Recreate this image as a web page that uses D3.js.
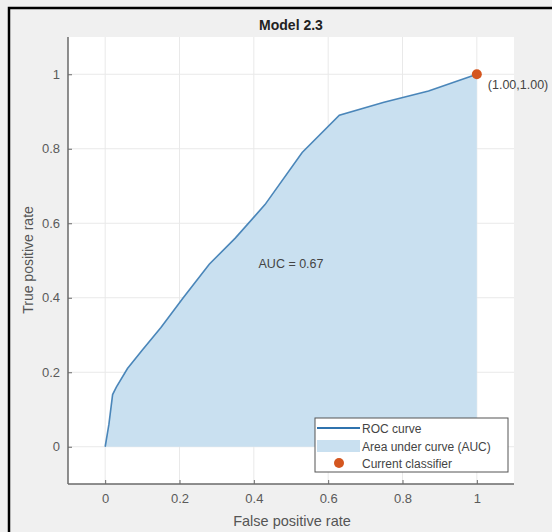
<!DOCTYPE html>
<html>
<head>
<meta charset="utf-8">
<script src="https://cdn.jsdelivr.net/npm/d3@7"></script>
<style>
	body { margin: 0; background: #fff; }
	svg text { font-family: "Liberation Sans", Arial, sans-serif; }
</style>
</head>
<body>
<div id="chart"></div>
<script>
// ROC points
const fpr = [0, 0.01, 0.02, 0.03, 0.06, 0.1, 0.15, 0.21, 0.28, 0.35, 0.43, 0.53, 0.63, 0.75, 0.87, 1];
const tpr = [0, 0.06, 0.14, 0.16, 0.21, 0.26, 0.32, 0.4, 0.49, 0.56, 0.65, 0.79, 0.89, 0.925, 0.955, 1];
const tickValues = [0, 0.2, 0.4, 0.6, 0.8, 1];
const currentPoint = [1, 1];
const aucValue = 0.67;
const legendLabels = ["ROC curve", "Area under curve (AUC)", "Current classifier"];

const W = 552, H = 532;
const margin = {top: 37, right: 38, bottom: 48, left: 68};
const width = W - margin.left - margin.right,
	height = H - margin.top - margin.bottom;

const lineColor = "#2f73ae",
	areaColor = "#c9e0f0",
	dotColor = "#d4561f",
	textColor = "#5a5a5a";

const svg = d3.select("#chart").append("svg")
	.attr("width", W)
	.attr("height", H);

// figure background + frame
svg.append("rect").attr("width", W).attr("height", H).attr("fill", "#f0f0f0");
svg.append("path")
	.attr("d", "M9,560 V8 H560")
	.attr("fill", "none")
	.attr("stroke", "#000")
	.attr("stroke-width", 2.5);

const g = svg.append("g")
	.attr("transform", "translate(" + margin.left + "," + margin.top + ")");

const x = d3.scaleLinear().domain([-0.1, 1.1]).range([0, width]);
const y = d3.scaleLinear().domain([-0.1, 1.1]).range([height, 0]);

g.append("rect").attr("width", width).attr("height", height).attr("fill", "#fff");

// grid
g.selectAll(".gx").data(tickValues).enter().append("line")
	.attr("x1", d => x(d)).attr("x2", d => x(d))
	.attr("y1", 0).attr("y2", height)
	.attr("stroke", "#e9e9e9");
g.selectAll(".gy").data(tickValues).enter().append("line")
	.attr("y1", d => y(d)).attr("y2", d => y(d))
	.attr("x1", 0).attr("x2", width)
	.attr("stroke", "#e9e9e9");

const data = fpr.map((d, i) => ({x: d, y: tpr[i]}));

// area under curve
const area = d3.area()
	.x(d => x(d.x))
	.y0(y(0))
	.y1(d => y(d.y));
g.append("path").datum(data)
	.attr("d", area)
	.attr("fill", areaColor);

// roc line
const line = d3.line()
	.x(d => x(d.x))
	.y(d => y(d.y));
g.append("path").datum(data)
	.attr("d", line)
	.attr("fill", "none")
	.attr("stroke", lineColor)
	.attr("stroke-width", 1.6)
	.attr("stroke-opacity", 0.85);

// current classifier
g.append("circle")
	.attr("cx", x(currentPoint[0]))
	.attr("cy", y(currentPoint[1]))
	.attr("r", 5)
	.attr("fill", dotColor);
g.append("text")
	.attr("x", x(currentPoint[0]) + 11)
	.attr("y", y(currentPoint[1]) + 15)
	.attr("font-size", 12.5)
	.attr("fill", "#444")
	.text("(" + currentPoint[0].toFixed(2) + "," + currentPoint[1].toFixed(2) + ")");

g.append("text")
	.attr("x", x(0.5))
	.attr("y", y(0.48))
	.attr("text-anchor", "middle")
	.attr("font-size", 12.5)
	.attr("fill", "#444")
	.text("AUC = " + aucValue.toFixed(2));

// axes
const xAxis = g.append("g")
	.attr("transform", "translate(0," + height + ")")
	.call(d3.axisBottom(x).tickValues(tickValues).tickFormat(d3.format("~g")).tickSize(-4).tickPadding(10));
const yAxis = g.append("g")
	.call(d3.axisLeft(y).tickValues(tickValues).tickFormat(d3.format("~g")).tickSize(-4).tickPadding(8));
[xAxis, yAxis].forEach(a => {
	a.select(".domain").attr("stroke", "#6a6a6a").attr("stroke-width", 1.5);
	a.selectAll(".tick line").attr("stroke", "#6a6a6a");
	a.selectAll(".tick text").attr("fill", textColor).attr("font-size", 13)
		.style("font-family", "'Liberation Sans', Arial, sans-serif");
});
xAxis.select(".domain").attr("d", "M0,0H" + width);
yAxis.select(".domain").attr("d", "M0," + height + "V0");

// titles
svg.append("text")
	.attr("x", margin.left + width / 2)
	.attr("y", 30)
	.attr("text-anchor", "middle")
	.attr("font-size", 14)
	.attr("font-weight", "bold")
	.attr("fill", "#222")
	.text("Model 2.3");
svg.append("text")
	.attr("x", 292)
	.attr("y", 526)
	.attr("text-anchor", "middle")
	.attr("font-size", 14.5)
	.attr("fill", "#555")
	.text("False positive rate");
svg.append("text")
	.attr("transform", "translate(33,260) rotate(-90)")
	.attr("text-anchor", "middle")
	.attr("font-size", 14)
	.attr("fill", "#555")
	.text("True positive rate");

// legend
const lg = svg.append("g").attr("transform", "translate(315,418)");
lg.append("rect")
	.attr("width", 193).attr("height", 54)
	.attr("fill", "#fff")
	.attr("stroke", "#555")
	.attr("stroke-width", 1);
const rowY = [10, 28, 45];
lg.append("line")
	.attr("x1", 2).attr("x2", 45)
	.attr("y1", rowY[0]).attr("y2", rowY[0])
	.attr("stroke", lineColor).attr("stroke-width", 1.8);
lg.append("rect")
	.attr("x", 2).attr("y", rowY[1] - 6)
	.attr("width", 43).attr("height", 12)
	.attr("fill", areaColor);
lg.append("circle")
	.attr("cx", 24).attr("cy", rowY[2])
	.attr("r", 5).attr("fill", dotColor);
lg.selectAll(".lt").data(legendLabels).enter().append("text")
	.attr("x", 47)
	.attr("y", (d, i) => rowY[i] + 4.5)
	.attr("font-size", 12)
	.attr("fill", "#444")
	.text(d => d);
</script>
</body>
</html>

* * * *

**DIRECTIONS**
Make an exact copy of the whole listing, but don't bring over any pictures.

**CORRECT RESPONSE**
Recreate this image as a web page that uses D3.js.
<!DOCTYPE html>
<html>
<head>
<meta charset="utf-8">
<script src="https://cdn.jsdelivr.net/npm/d3@7"></script>
<style>
	body { margin: 0; background: #fff; }
	svg text { font-family: "Liberation Sans", Arial, sans-serif; }
</style>
</head>
<body>
<div id="chart"></div>
<script>
// ROC points
const fpr = [0, 0.01, 0.02, 0.03, 0.06, 0.1, 0.15, 0.21, 0.28, 0.35, 0.43, 0.53, 0.63, 0.75, 0.87, 1];
const tpr = [0, 0.06, 0.14, 0.16, 0.21, 0.26, 0.32, 0.4, 0.49, 0.56, 0.65, 0.79, 0.89, 0.925, 0.955, 1];
const tickValues = [0, 0.2, 0.4, 0.6, 0.8, 1];
const currentPoint = [1, 1];
const aucValue = 0.67;
const legendLabels = ["ROC curve", "Area under curve (AUC)", "Current classifier"];

const W = 552, H = 532;
const margin = {top: 37, right: 38, bottom: 48, left: 68};
const width = W - margin.left - margin.right,
	height = H - margin.top - margin.bottom;

const lineColor = "#2f73ae",
	areaColor = "#c9e0f0",
	dotColor = "#d4561f",
	textColor = "#5a5a5a";

const svg = d3.select("#chart").append("svg")
	.attr("width", W)
	.attr("height", H);

// figure background + frame
svg.append("rect").attr("width", W).attr("height", H).attr("fill", "#f0f0f0");
svg.append("path")
	.attr("d", "M9,560 V8 H560")
	.attr("fill", "none")
	.attr("stroke", "#000")
	.attr("stroke-width", 2.5);

const g = svg.append("g")
	.attr("transform", "translate(" + margin.left + "," + margin.top + ")");

const x = d3.scaleLinear().domain([-0.1, 1.1]).range([0, width]);
const y = d3.scaleLinear().domain([-0.1, 1.1]).range([height, 0]);

g.append("rect").attr("width", width).attr("height", height).attr("fill", "#fff");

// grid
g.selectAll(".gx").data(tickValues).enter().append("line")
	.attr("x1", d => x(d)).attr("x2", d => x(d))
	.attr("y1", 0).attr("y2", height)
	.attr("stroke", "#e9e9e9");
g.selectAll(".gy").data(tickValues).enter().append("line")
	.attr("y1", d => y(d)).attr("y2", d => y(d))
	.attr("x1", 0).attr("x2", width)
	.attr("stroke", "#e9e9e9");

const data = fpr.map((d, i) => ({x: d, y: tpr[i]}));

// area under curve
const area = d3.area()
	.x(d => x(d.x))
	.y0(y(0))
	.y1(d => y(d.y));
g.append("path").datum(data)
	.attr("d", area)
	.attr("fill", areaColor);

// roc line
const line = d3.line()
	.x(d => x(d.x))
	.y(d => y(d.y));
g.append("path").datum(data)
	.attr("d", line)
	.attr("fill", "none")
	.attr("stroke", lineColor)
	.attr("stroke-width", 1.6)
	.attr("stroke-opacity", 0.85);

// current classifier
g.append("circle")
	.attr("cx", x(currentPoint[0]))
	.attr("cy", y(currentPoint[1]))
	.attr("r", 5)
	.attr("fill", dotColor);
g.append("text")
	.attr("x", x(currentPoint[0]) + 11)
	.attr("y", y(currentPoint[1]) + 15)
	.attr("font-size", 12.5)
	.attr("fill", "#444")
	.text("(" + currentPoint[0].toFixed(2) + "," + currentPoint[1].toFixed(2) + ")");

g.append("text")
	.attr("x", x(0.5))
	.attr("y", y(0.48))
	.attr("text-anchor", "middle")
	.attr("font-size", 12.5)
	.attr("fill", "#444")
	.text("AUC = " + aucValue.toFixed(2));

// axes
const xAxis = g.append("g")
	.attr("transform", "translate(0," + height + ")")
	.call(d3.axisBottom(x).tickValues(tickValues).tickFormat(d3.format("~g")).tickSize(-4).tickPadding(10));
const yAxis = g.append("g")
	.call(d3.axisLeft(y).tickValues(tickValues).tickFormat(d3.format("~g")).tickSize(-4).tickPadding(8));
[xAxis, yAxis].forEach(a => {
	a.select(".domain").attr("stroke", "#6a6a6a").attr("stroke-width", 1.5);
	a.selectAll(".tick line").attr("stroke", "#6a6a6a");
	a.selectAll(".tick text").attr("fill", textColor).attr("font-size", 13)
		.style("font-family", "'Liberation Sans', Arial, sans-serif");
});
xAxis.select(".domain").attr("d", "M0,0H" + width);
yAxis.select(".domain").attr("d", "M0," + height + "V0");

// titles
svg.append("text")
	.attr("x", margin.left + width / 2)
	.attr("y", 30)
	.attr("text-anchor", "middle")
	.attr("font-size", 14)
	.attr("font-weight", "bold")
	.attr("fill", "#222")
	.text("Model 2.3");
svg.append("text")
	.attr("x", 292)
	.attr("y", 526)
	.attr("text-anchor", "middle")
	.attr("font-size", 14.5)
	.attr("fill", "#555")
	.text("False positive rate");
svg.append("text")
	.attr("transform", "translate(33,260) rotate(-90)")
	.attr("text-anchor", "middle")
	.attr("font-size", 14)
	.attr("fill", "#555")
	.text("True positive rate");

// legend
const lg = svg.append("g").attr("transform", "translate(315,418)");
lg.append("rect")
	.attr("width", 193).attr("height", 54)
	.attr("fill", "#fff")
	.attr("stroke", "#555")
	.attr("stroke-width", 1);
const rowY = [10, 28, 45];
lg.append("line")
	.attr("x1", 2).attr("x2", 45)
	.attr("y1", rowY[0]).attr("y2", rowY[0])
	.attr("stroke", lineColor).attr("stroke-width", 1.8);
lg.append("rect")
	.attr("x", 2).attr("y", rowY[1] - 6)
	.attr("width", 43).attr("height", 12)
	.attr("fill", areaColor);
lg.append("circle")
	.attr("cx", 24).attr("cy", rowY[2])
	.attr("r", 5).attr("fill", dotColor);
lg.selectAll(".lt").data(legendLabels).enter().append("text")
	.attr("x", 47)
	.attr("y", (d, i) => rowY[i] + 4.5)
	.attr("font-size", 12)
	.attr("fill", "#444")
	.text(d => d);
</script>
</body>
</html>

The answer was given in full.